確認は、BigQueryのページでリソースを確認することができます。
##Google Cloud Functionsにデプロイ
デプロイする際に環境変数を設定します.設定が必要なのは以下
- Slackの API token
- 通知するチャネル名
- BigQueryのリクエスト先
- プロジェクトの内訳を表示するかどうか(1にするとプロジェクトの内訳も表示するようになります。

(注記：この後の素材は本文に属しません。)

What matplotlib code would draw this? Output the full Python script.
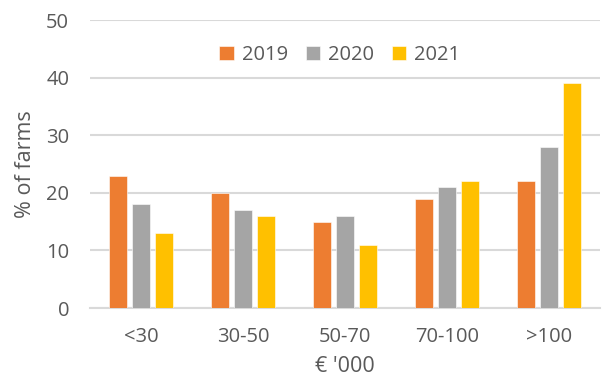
import numpy as np
import matplotlib
matplotlib.use("Agg")
import matplotlib.pyplot as plt

plt.rcParams['font.family'] = ['Open Sans', 'DejaVu Sans']

categories = ['<30', '30-50', '50-70', '70-100', '>100']
years = ['2019', '2020', '2021']
v2019 = [23, 20, 15, 19, 22]
v2020 = [18, 17, 16, 21, 28]
v2021 = [13, 16, 11, 22, 39]
colors = ['#ED7D31', '#A5A5A5', '#FFC000']

txt = '#595959'
grid = '#D9D9D9'

fig = plt.figure(figsize=(6.02, 3.87), dpi=100)
ax = fig.add_axes([90/602, 1 - 308/387, 510/602, 288/387])

x = np.arange(len(categories))
w = 0.18
step = 0.225
for i, (vals, lab) in enumerate(zip([v2019, v2020, v2021], years)):
    ax.bar(x + (i - 1) * step, vals, width=w, color=colors[i],
           edgecolor='white', linewidth=0.4, label=lab, zorder=3)

ax.set_ylim(0, 50)
ax.set_xlim(-0.5, len(categories) - 0.5)
ax.set_yticks(range(0, 51, 10))
ax.set_xticks(x)
ax.set_xticklabels(categories)
ax.yaxis.grid(True, color=grid, linewidth=1.5, zorder=0)
ax.set_axisbelow(True)
for s in ['top', 'right', 'left']:
    ax.spines[s].set_visible(False)
ax.spines['bottom'].set_color(grid)
ax.spines['bottom'].set_linewidth(1.5)
ax.tick_params(axis='both', length=0, labelsize=14.5, colors=txt)
ax.tick_params(axis='x', pad=14)
ax.tick_params(axis='y', pad=15)

ax.set_ylabel('% of farms', fontsize=15.5, color=txt, labelpad=7)
ax.set_xlabel("€ '000", fontsize=15.5, color=txt, labelpad=6)

leg = ax.legend(loc='upper center', bbox_to_anchor=(0.49, 0.975), ncol=3,
                frameon=False, fontsize=14.5, handlelength=0.7, handleheight=0.7,
                handletextpad=0.4, columnspacing=0.9)
for t in leg.get_texts():
    t.set_color(txt)

fig.savefig('out.png', dpi=100)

)
SlackのAPIキー取得などはこちらなどが大変わかりやすかったです.
ただしスコープはSend messages as sample
ではなく,send messages as [bot name](chat:write:bot)
です.
取得したらば,deploy.shにそれぞれ記入してください.
[記入した例]
以下のようなコマンドでデプロイできます.(リポジトリにdeploy.shが同封されておりますので,ご利用ください)
gcloud beta functions deploy notifySlack \
--set-env-vars=\
"SLACK_API_TOKEN"="your-api-token",\
"SLACK_CHANNEL_NAME"="your-channel-name",\
"TABLE_NAME"="your-project-name.your-db-name.your-table-name" \
"FULL_BURST"="0 or 1" \
--project=your-project-name \
--trigger-http
※GCPのコンソールから関数を作って直接コードを書くこともできます.
##環境変数などの確認
デプロイすると関数が追加されていることがコンソールから確認できます.
関数名をクリックして編集ボタンを押します。
下のほうにスクロールしてその他を押します。
環境変数もちゃんとセットされていますね.
テストで実行してちゃんと通知が来るかどうか確認して見ましょう.
#Google Schedulerの設定
- 定期実行する設定です.左のサイドバーのツール群にあるCloud Schedulerを開いてください
- cronの設定がよくわからない方はこれなんかを使って設定すると良いですね.
勝手に実行されるようになるはずです.ジョブを作成を押します
- 今回は毎日夜の0時15分に実行することにしました.URLはGoogle Cloud Functionsのトリガータブに記載されています。
#確認
ちゃんと実行されていました.(内訳も表示した場合)
#まとめ
Cloud Functionsを使って請求情報をSlackに出力することができるようになりました。
この記事を作るにあたってファイルに出力させるパターンでもスクリプトの作成を試みましたが、集計をJS側でやらなければならず、いろいろてこずったので、BigQueryにExportしたほうがはるかに楽です。SQL書くだけでJSはメッセージ整形すればよくなるのでおすすめです!
また、Exportする際には、GKEのインスタンスがGCEと一緒になっていたりするので、さらに詳細な内訳を知りたい場合には、事前にラベルを付けるなどして分析していくとより細かなことがわかるようになるはずです。